In what feels like a few days, a silly and chaotic culture has developed on Bluesky. There is no name for posts, like how Twitter has tweets, or how Mastodon used to have toots until they retired that branding because they’re cowards. So, people are calling Bluesky posts “skeets,” a portmanteau of “tweet” and “sky” that I am pretty sure is slang for ejaculate fluid but I will not fact check that because I am holding on to my one last shred of sanity.
Rich Burroughs, a developer advocate, thinks that this culture was formed from the top down. Some Bluesky developers are very active on the platform that they’re building in real time, responding to users’ questions, complaints and feature suggestions, all while still acting like a real person.
“Some of the staff seem to be accomplished shitposters themselves, which I think is a great energy that has been lacking with other Twitter alternatives,” Burroughs told TechCrunch. “People keep building these super serious feeling platforms to compete with Twitter, but what’s happening on Bluesky feels a lot like the early Twitter days, and why it became successful.”
After publicly feuding with Musk, who gave him a blue check against his will, legendary shitposter Dril joined Bluesky today. Bryan Newbold, an employee of Bluesky, posted, “if first @dril.bsky.social poast sucks we are going to burn the whole thing down and try again.”

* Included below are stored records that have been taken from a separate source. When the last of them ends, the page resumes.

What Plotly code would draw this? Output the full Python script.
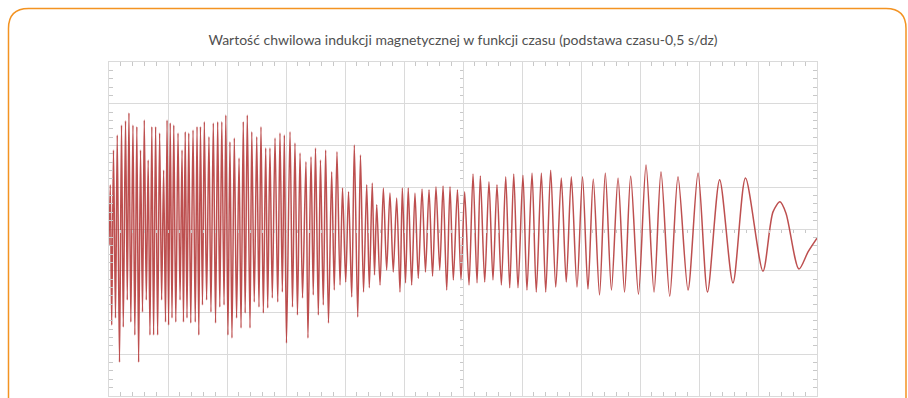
import plotly.graph_objects as go

# Time (s) of successive extrema of the trace (0.5 s/div)
t_s = [
    0.000, 0.011, 0.023, 0.038, 0.055, 0.070, 0.089, 0.106, 0.121, 0.140, 0.155, 0.169,
    0.185, 0.203, 0.219, 0.236, 0.251, 0.267, 0.284, 0.299, 0.316, 0.332, 0.347, 0.363,
    0.378, 0.395, 0.412, 0.429, 0.446, 0.463, 0.479, 0.492, 0.505, 0.519, 0.534, 0.549,
    0.566, 0.585, 0.602, 0.619, 0.631, 0.646, 0.661, 0.676, 0.693, 0.712, 0.731,
    0.746, 0.761, 0.775, 0.792, 0.808, 0.827, 0.847, 0.864, 0.884, 0.903, 0.921, 0.939,
    0.956, 0.975, 0.990, 1.008, 1.025, 1.042, 1.062, 1.081, 1.102, 1.119, 1.138, 1.154,
    1.172, 1.195, 1.210, 1.231, 1.252, 1.271, 1.288, 1.308, 1.328, 1.345, 1.364, 1.384,
    1.407, 1.430, 1.449, 1.469, 1.486, 1.504,
    1.534, 1.555, 1.576, 1.597, 1.619, 1.640, 1.669, 1.686, 1.712, 1.731, 1.750, 1.774,
    1.792, 1.816, 1.836, 1.860, 1.887, 1.909, 1.932, 1.958, 1.979, 2.006, 2.030, 2.057,
    2.079, 2.108, 2.131, 2.157, 2.184, 2.206, 2.231, 2.250,
    2.269, 2.297, 2.325, 2.353, 2.381, 2.409, 2.438, 2.466, 2.486, 2.513, 2.536, 2.565,
    2.593, 2.621, 2.653, 2.682, 2.712, 2.742, 2.771, 2.803, 2.831, 2.862, 2.890, 2.918,
    2.953, 2.983, 3.014, 3.051,
    3.085, 3.119, 3.147, 3.184, 3.220, 3.254, 3.288, 3.325, 3.362, 3.396, 3.430, 3.466,
    3.508, 3.542, 3.585, 3.621, 3.664, 3.701, 3.743, 3.786, 3.833, 3.875, 3.918, 3.966,
    4.013, 4.059, 4.104, 4.157, 4.206, 4.258, 4.314, 4.369, 4.421, 4.487,
    4.551, 4.619, 4.678, 4.752, 4.822, 4.907, 4.992, 5.072, 5.175, 5.288, 5.394, 5.542,
    5.627, 5.686, 5.737, 5.847, 5.924, 6.000,
]

# Instantaneous flux density at those instants (in screen divisions)
b_div = [
    -0.38, 1.06, -2.30, 1.89, -2.13, 2.25, -3.19, 2.49, -2.35, 2.59, -1.70, 2.78,
    -2.23, 2.49, -2.54, 2.45, -3.19, 1.89, -1.99, 2.61, -1.70, 1.65, -2.54, 2.45,
    -2.54, 2.45, -2.54, 2.30, -1.70, 1.41, -2.23, 2.61, -2.30, 2.54, -2.13, 2.49,
    -2.23, 2.30, -1.70, 1.89, -2.23, 2.33, -2.13, 2.30, -2.25, 2.37, -2.23,
    2.45, -2.54, 2.45, -1.82, 2.57, -1.70, 2.21, -1.99, 2.54, -2.25, 2.57, -1.87,
    2.57, -1.82, 2.73, -2.54, 2.09, -2.61, 2.18, -2.13, 1.70, -2.37, 2.57, -2.01,
    2.73, -2.37, 2.33, -1.75, 2.21, -1.87, 2.45, -2.01, 1.94, -1.89, 1.94, -1.65,
    2.18, -1.75, 2.30, -1.51, 2.25, -2.73,
    2.33, -1.87, 2.06, -2.06, 1.82, -1.65, 1.61, -2.61, 1.73, -1.58, 1.94, -2.06,
    1.65, -1.82, 1.89, -2.25, 1.37, -1.46, 1.85, -1.34, 0.98, -1.27, 0.89, -1.63,
    2.01, -2.11, 1.77, -1.51, 1.06, -1.41, 1.10, -1.10,
    0.58, -1.34, 0.98, -0.98, 0.86, -1.03, 0.74, -1.51, 0.98, -1.29, 0.98, -1.34,
    0.86, -1.18, 0.96, -1.03, 0.94, -1.13, 1.01, -0.98, 1.03, -1.46, 1.01, -1.22,
    0.94, -1.22, 0.89, -1.34,
    1.32, -1.29, 1.27, -1.27, 1.13, -1.22, 1.06, -1.34, 1.25, -1.41, 1.32, -1.41,
    1.29, -1.46, 1.34, -1.51, 1.34, -1.51, 1.41, -1.39, 1.22, -1.27, 1.25, -1.39,
    1.25, -1.44, 1.20, -1.58, 1.34, -1.46, 1.22, -1.51, 1.27, -1.56,
    1.53, -1.51, 1.37, -1.61, 1.25, -1.46, 1.34, -1.51, 1.18, -1.29, 1.22, -1.01,
    0.41, 0.65, 0.38, -0.96, -0.55, -0.22,
]

title_text = "Wartość chwilowa indukcji magnetycznej w funkcji czasu (podstawa czasu-0,5 s/dz)"

GRID = "#dadada"
TICK = "#c8c8c8"

fig = go.Figure()
fig.add_trace(go.Scatter(
    x=t_s, y=b_div, mode="lines",
    line=dict(color="rgba(178,48,48,0.85)", width=1.5, shape="spline", smoothing=0.8),
    hoverinfo="skip", showlegend=False,
))
# empty trace so the centre (cross-hair) axes get drawn
fig.add_trace(go.Scatter(x=[], y=[], xaxis="x2", yaxis="y2", showlegend=False))

fig.update_layout(
    width=908, height=398,
    margin=dict(l=109, r=91, t=62, b=2),
    paper_bgcolor="white", plot_bgcolor="white",
    title=dict(text=title_text, x=0.5, xref="paper", xanchor="center",
               y=1 - 40 / 398, yanchor="middle",
               font=dict(family="Lato", size=14, color="#505050")),
    xaxis=dict(range=[0, 6], dtick=0.5, showgrid=True, gridcolor=GRID, gridwidth=1,
               zeroline=False, showticklabels=False, ticks="",
               showline=True, linecolor=GRID, linewidth=1, mirror="ticks",
               minor=dict(dtick=0.1, ticks="inside", ticklen=4, tickcolor=TICK, showgrid=False)),
    yaxis=dict(range=[-4, 4], dtick=1, showgrid=True, gridcolor=GRID, gridwidth=1,
               zeroline=False, showticklabels=False, ticks="",
               showline=True, linecolor=GRID, linewidth=1, mirror="ticks",
               minor=dict(dtick=0.2, ticks="inside", ticklen=4, tickcolor=TICK, showgrid=False)),
    xaxis2=dict(range=[0, 6], overlaying="x", anchor="free", position=0.5,
                showgrid=False, zeroline=False, showticklabels=False, ticks="",
                showline=False,
                minor=dict(dtick=0.1, ticks="outside", ticklen=3, tickcolor=TICK, showgrid=False)),
    yaxis2=dict(range=[-4, 4], overlaying="y", anchor="free", position=0.5,
                showgrid=False, zeroline=False, showticklabels=False, ticks="",
                showline=False,
                minor=dict(dtick=0.2, ticks="outside", ticklen=3, tickcolor=TICK, showgrid=False)),
    shapes=[dict(
        type="path", xref="paper", yref="paper",
        path=("M -0.14195 -0.0719 L -0.14195 1.10030 "
              "Q -0.14195 1.16018 -0.11370 1.16018 "
              "L 1.09746 1.16018 Q 1.12571 1.16018 1.12571 1.10030 "
              "L 1.12571 -0.0719"),
        line=dict(color="#f39322", width=1.5), layer="above",
    )],
)

fig.write_html("out.html", config={"displayModeBar": False},
               post_script="document.body.style.margin='0';")
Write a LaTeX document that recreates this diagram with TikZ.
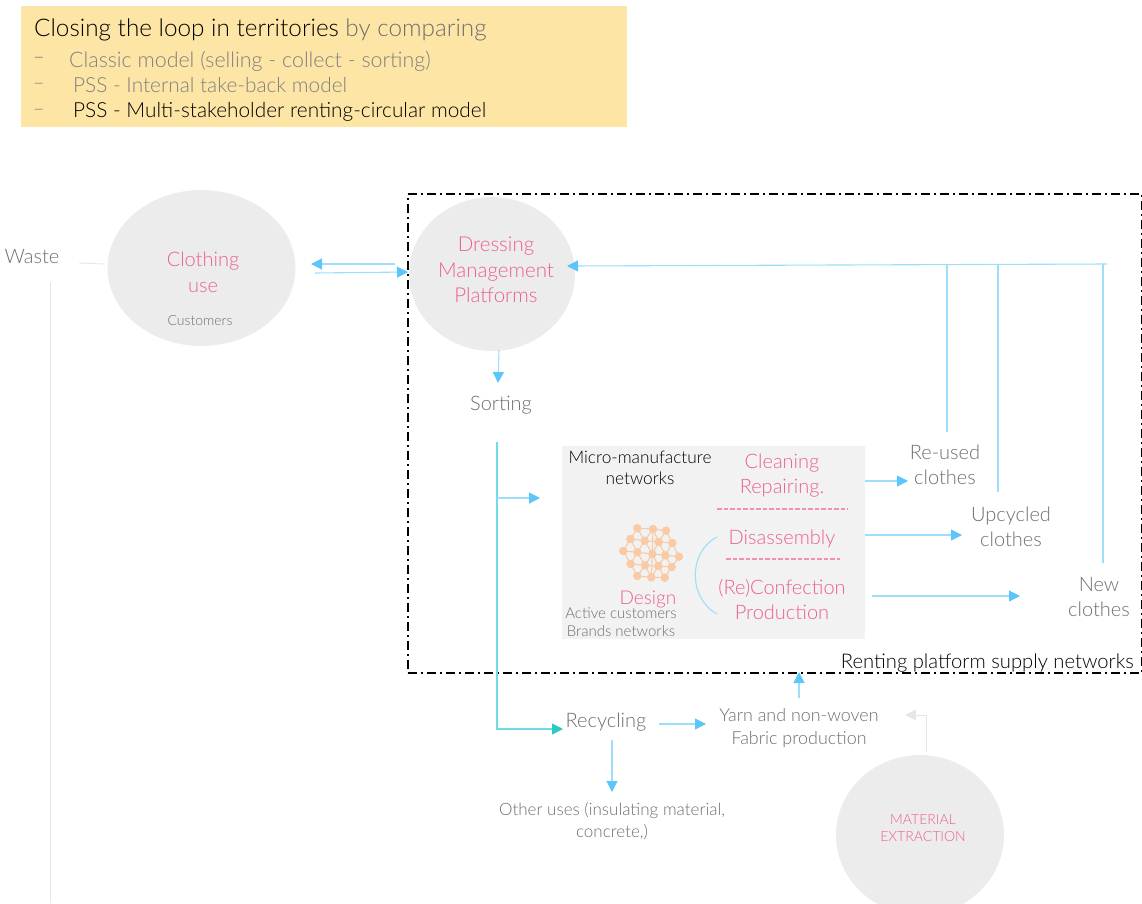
\documentclass[tikz,border=0pt]{standalone}
\usepackage{fontspec}
\setmainfont{Lato Light}
\usetikzlibrary{arrows.meta,shapes.geometric,calc}
\definecolor{pinkt}{HTML}{EC5F93}
\definecolor{grayt}{HTML}{6E6E6E}
\definecolor{line}{HTML}{9CDEFC}
\definecolor{tip}{HTML}{5CC6FA}
\definecolor{teal1}{HTML}{2CC9C4}
\definecolor{teal2}{HTML}{6FDCE6}
\definecolor{blob}{HTML}{ECECEC}
\definecolor{softgray}{HTML}{E6E6E6}
\definecolor{peach}{HTML}{F8CBA6}
\definecolor{hdr}{HTML}{FDE5A6}
\definecolor{microbg}{HTML}{F2F2F2}
\definecolor{dashpink}{HTML}{F58FB4}
\newcommand{\fs}[1]{\fontsize{#1}{1.25\dimexpr#1pt\relax}\selectfont}
\tikzset{
  flow/.style={draw=line,line width=1.1pt,-{Triangle[length=11pt,width=11pt,color=tip,fill=tip]}},
  plain/.style={draw=line,line width=1.1pt},
  txt/.style={inner sep=0pt,align=center,font=\fs{#1}},
  pinktxt/.style={txt=#1,text=pinkt},
  graytxt/.style={txt=#1,text=grayt},
  blacktxt/.style={txt=#1,text=black},
  blobby/.style={ellipse,fill=blob,inner sep=0pt},
  nd/.style={circle,fill=peach,minimum size=8.5pt,inner sep=0pt},
  ed/.style={draw=peach,line width=1.1pt},
  softline/.style={draw=softgray,line width=0.9pt},
  pinkdash/.style={draw=dashpink,line width=1.1pt,dash pattern=on 4.5pt off 2pt},
}
\begin{document}
\begin{tikzpicture}[x=1pt,y=-1pt]
\useasboundingbox (0,0) rectangle (1142,903);
% header
\node[fill=hdr,minimum width=606pt,minimum height=121pt,inner sep=0pt,anchor=north west] (header) at (21,6) {};
\node[blacktxt=24.3,anchor=west] (title) at (34,30) {Closing the loop in territories \textcolor{grayt}{by comparing}};
\node[graytxt=20,anchor=west] (d1) at (33,60) {–};
\node[txt=21.4,text=gray,anchor=west] (l1) at (69,61) {Classic model (selling - collect - sorting)};
\node[graytxt=20,anchor=west,text=gray] (d2) at (33,86) {–};
\node[txt=20.8,text=gray,anchor=west] (l2) at (73,85) {PSS - Internal take-back model};
\node[graytxt=20,anchor=west,text=gray] (d3) at (33,112) {–};
\node[blacktxt=20.8,anchor=west] (l3) at (73,112) {PSS - Multi-stakeholder renting-circular model};
% blobs
\node[blobby,minimum width=188pt,minimum height=156pt] (use) at (201.5,268) {};
\node[blobby,minimum width=166pt,minimum height=154pt] (dress) at (492,274) {};
\begin{scope}
\clip (0,0) rectangle (1142,903);
\node[blobby,minimum width=168pt,minimum height=160pt] (mat) at (920,835) {};
\end{scope}
% frame
\node[draw=black,line width=1.6pt,dash pattern=on 9pt off 4pt on 2pt off 4pt,minimum width=734pt,minimum height=479pt,inner sep=0pt,anchor=north west] (frame) at (407,193) {};
% micro box
\node[fill=microbg,minimum width=303pt,minimum height=193pt,inner sep=0pt,anchor=north west] (micro) at (562,446) {};
% texts
\node[graytxt=20] (waste) at (32,256) {Waste};
\node[pinktxt=20] (clothing) at (203,272) {Clothing\\[1pt]use};
\node[graytxt=14] (cust) at (200,321) {Customers};
\node[pinktxt=20.5] (dresst) at (496,270) {Dressing\\Management\\Platforms};
\node[graytxt=20] (sorting) at (501,405) {Sorting};
\node[blacktxt=17.3] (mm) at (640,468) {Micro-manufacture\\networks};
\node[pinktxt=20] (clean) at (782,476) {Cleaning\\Repairing.};
\node[pinktxt=20] (dis) at (782,539) {Disassembly};
\node[pinktxt=20] (conf) at (782,599) {(Re)Confection\\Production};
\node[pinktxt=19] (design) at (648,599) {Design};
\node[graytxt=15] (active) at (621,613) {Active customers};
\node[graytxt=15] (brands) at (621,631) {Brands networks};
\node[graytxt=20] (reused) at (945,465) {Re-used\\clothes};
\node[graytxt=20] (upc) at (1011,527) {Upcycled\\clothes};
\node[graytxt=20] (newc) at (1099,597) {New\\clothes};
\node[blacktxt=20.2,anchor=east] (rent) at (1134,663) {Renting platform supply networks};
\node[graytxt=20] (recy) at (606,722) {Recycling};
\node[graytxt=17.9] (yarn) at (799,728) {Yarn and non-woven\\Fabric production};
\node[graytxt=17] (other) at (612,821) {Other uses (insulating material,\\concrete,)};
\node[pinktxt=14] (matt) at (923,828) {MATERIAL\\EXTRACTION};
% network
\begin{scope}[shift={(560,440)},x=0.3333pt,y=-0.3333pt]
\foreach \n/\a/\b in {a/232/265,b/279/267,c/318/272,d/211/297,e/254/302,f/296/306,g/337/309,h/190/333,i/232/337,j/277/342,k/316/346,l/357/350,m/212/372,n/255/376,o/295/378,p/335/381,q/232/408,r/274/412,s/314/413}
  \coordinate (\n) at (\a,\b);
\foreach \u/\v in {a/b,b/c,a/d,a/e,b/e,b/f,c/f,c/g,d/e,e/f,f/g,d/h,d/i,e/i,e/j,f/j,f/k,g/k,g/l,h/i,i/j,j/k,k/l,h/m,i/m,i/n,j/n,j/o,k/o,k/p,l/p,m/n,n/o,o/p,m/q,n/q,n/r,o/r,o/s,p/s,q/r,r/s,b/j,j/r}
  \draw[ed] (\u) -- (\v);
\foreach \n in {a,b,c,d,e,f,g,h,i,j,k,l,m,n,o,p,q,r,s}
  \node[nd] (N\n) at (\n) {};
\end{scope}
% free ends
\coordinate (wasteE) at (79,263); \coordinate (useE) at (105,264);
\coordinate (wv1) at (50,282); \coordinate (wv2) at (50,903);
\coordinate (a1s) at (395,264); \coordinate (a1e) at (311,264);
\coordinate (a2s) at (315,273); \coordinate (a2e) at (408,272);
\coordinate (ds) at (499,350); \coordinate (de) at (498,383);
\coordinate (st) at (497,442); \coordinate (stb) at (497,729); \coordinate (re) at (563,729);
\coordinate (br) at (497,498); \coordinate (bre) at (540,498);
\coordinate (top) at (1107,264); \coordinate (tope) at (567,266);
\coordinate (r1) at (947,432); \coordinate (r1t) at (947,265);
\coordinate (r2) at (998,492); \coordinate (r2t) at (998,264);
\coordinate (r3) at (1103,563); \coordinate (r3t) at (1103,264);
\coordinate (m1) at (865,481); \coordinate (m1e) at (908,481);
\coordinate (m2) at (865,535); \coordinate (m2e) at (962,535);
\coordinate (m3) at (872,596); \coordinate (m3e) at (1020,596);
\coordinate (rc) at (659,724); \coordinate (rce) at (706,724);
\coordinate (rd) at (612,740); \coordinate (rde) at (612,792);
\coordinate (yu) at (799,698); \coordinate (yue) at (799,672);
\coordinate (ms) at (926,752); \coordinate (mc) at (926,715); \coordinate (me) at (905,715);
\coordinate (c1) at (717,537); \coordinate (c2) at (717,614);
% connectors
\draw[softline] (wasteE) -- (useE);
\draw[softline] (wv1) -- (wv2);
\draw[flow] (a1s) -- (a1e);
\draw[flow] (a2s) -- (a2e);
\draw[flow] (ds) -- (de);
\draw[line width=1.1pt,draw=teal2,-{Triangle[length=11pt,width=11pt,color=teal1,fill=teal1]}] (st) -- (stb) -- (re);
\draw[flow] (br) -- (bre);
\draw[flow] (top) -- (tope);
\draw[plain] (r1) -- (r1t);
\draw[plain] (r2) -- (r2t);
\draw[plain] (r3) -- (r3t);
\draw[flow] (m1) -- (m1e);
\draw[flow] (m2) -- (m2e);
\draw[flow] (m3) -- (m3e);
\draw[flow] (rc) -- (rce);
\draw[flow] (rd) -- (rde);
\draw[flow] (yu) -- (yue);
\draw[softline,-{Triangle[length=11pt,width=11pt,color=softgray,fill=softgray]}] (ms) -- (mc) -- (me);
\draw[plain] (c1) .. controls (688,552) and (688,598) .. (c2);
% pink dashes
\coordinate (p1a) at (717,509); \coordinate (p1b) at (848,509);
\coordinate (p2a) at (726,559); \coordinate (p2b) at (840,559);
\draw[pinkdash] (p1a) -- (p1b);
\draw[pinkdash] (p2a) -- (p2b);
\end{tikzpicture}
\end{document}
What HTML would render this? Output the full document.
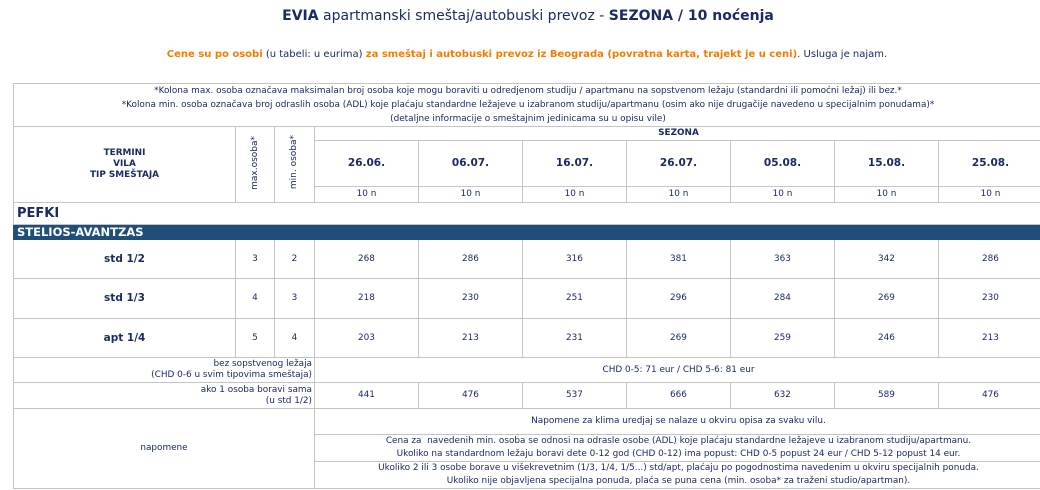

Dril fandom seems to be all the rage among the Bluesky team. Another developer, Emily Liu, posted that Newbold gifted her with a book of Dril’s best tweets upon joining the team (also pictured is a book called “There Is No Antimemetics Division,” which sounds like something I should read ASAP). This fact seemed a bit too perfect for arguing my thesis that Bluesky will succeed by deliberately cultivating shitposting, so I double-checked with Newbold to make sure this was legit. He replied: “It Is The Public Stated Policy Of Bluesky PBLLC That All New Employees Shall Receive The Finest @dril.bsky.social Tweets In Printed Form.” Make of that what you will.
When dismayed Twitter users scrambled to find a new platform to call home, some flocked to Tumblr, another social network that has largely failed to monetize because its user base is deliberately resistant to behaving predictably. When Tumblr rolled out a creator subscription product, users vehemently opposed it. As per data from November, more Tumblr users have purchased dashboard crabs (pixelated crabs that dance around your dashboard and can be gifted to friends) than actual creator subscriptions. And as a very targeted gag, Tumblr also offered users the chance to buy not one, but two blue checks for $8.
In spirit, Bluesky feels a bit like Tumblr, except that I have not yet seen anyone drop a link to Archive of Our Own and/or a Ray-Ban sale. But unlike Tumblr, these aren’t high school kids shitposting about “Supernatural”; they’re adults with jobs who are looking for a social media experience as far removed from LinkedIn as possible.
Sure, this is all a generalization, and perhaps there is some very serious corner of Bluesky that I have not yet encountered. But Bluesky seems to have taken what people enjoyed about Mastodon and Twitter and mushed it together, without as many of the bad parts. Though Bluesky’s architecture is similar to Mastodon’s, Bluesky is intuitive, while Mastodon comes off as inaccessible: Choosing what instance to join feels like an impossible task, and longtime users are very defensive about their established
tooting posting norms, which can make joining the conversation intimidating. As tech reporter Paris Martineau wrote on Bluesky, “genuinely, i think mastodon failed because it discouraged shitposting.”
Bluesky still has a lot to overcome. The platform has not yet had to contend with the large-scale content moderation concerns that come with decentralization, and the app remains a walled garden (please don’t DM me for invite codes; I do not have any). But at least for this sliver of internet history, Bluesky is feeling good. And Dril is here.